This, the 24 cm Mörser M.98, can be seen as the big little sister of all the famous Skoda Howitzers, the first in a line of very impressive and deadly pieces of artillery. It can be seen as a sort of "missing link" in the development of the heavy Austro-Hungarian artillery. It can be seen either as the last of the older Siege Mortar (indeed, its original designation was Belagerungsmörser M.1898) or as the first of the big Skoda Howitzers.
The M.98 weighed some 9.3 tons in firing position. It was always transported in a disassembled state. When moved, it was broken down into four packs, that each was pulled either by horse or motor vehicles. (Some of the units that used motorized transport was the 1st, 2nd and 3rd Heavy Field Artillery Regiments - Schwere Feld Artillerie Regiment.)
The deployment of the gun was "comparatively fast", to quote a contemporary Austrian source.
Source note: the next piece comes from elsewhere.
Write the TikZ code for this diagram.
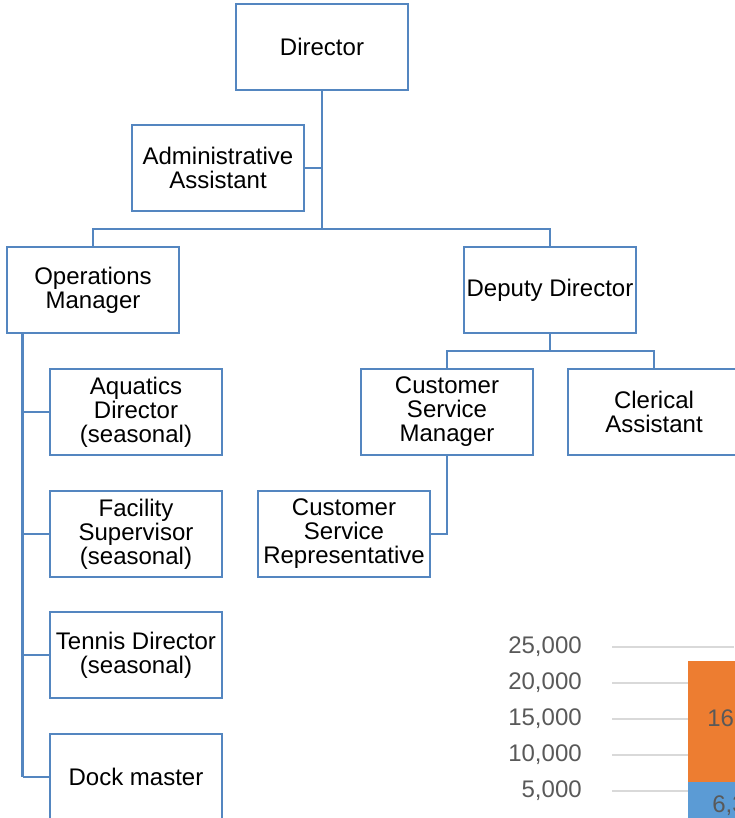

The length of the barrel was 2180mm, it could be elevated between +44° and +65°. It had a traverse of 16°. The Mörser could shoot a 133kg heavy HE shell some 6.500 meters. The muzzle velocity was 278m/sec. It needed a crew of 6 men, and could also be equipped with a shield for the crew.
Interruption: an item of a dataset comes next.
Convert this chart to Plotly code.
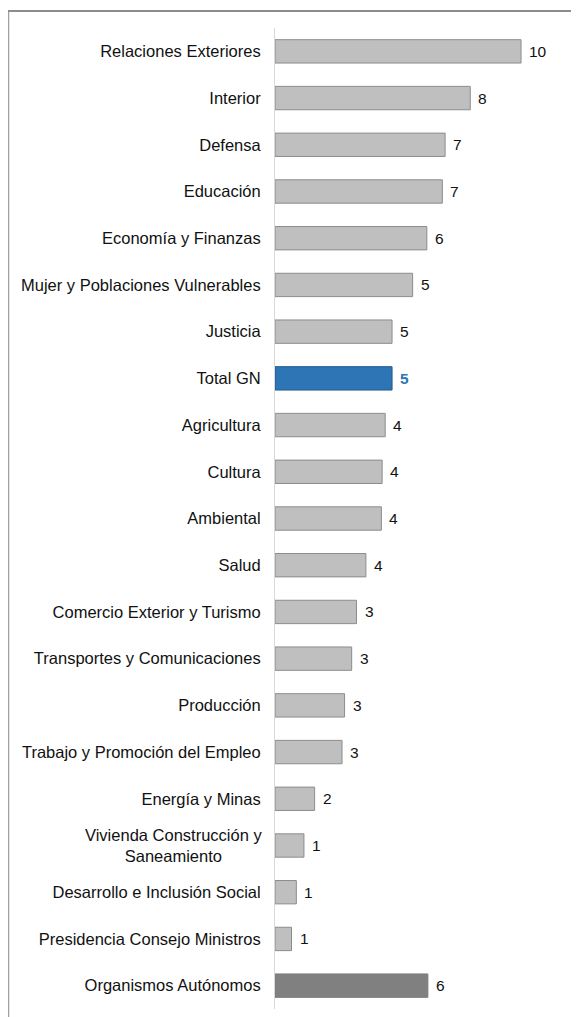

At the start of the Great War in August 1914, the Austro-Hungarian Army had 12 24cm Mörser Batteries in Service (each Battery consisting of 4 guns), all in all some 96 guns. (As was the case with the Austro-Hungarian Artillery in general, there was problems regarding the supply of ammunition: only some 400 shells per gun were available.) This number decreased as the war progressed. In January 1917 only some 30 M.98s were in use, and a year later it had decreased even further, to only 2 batteries (8 guns) were still active.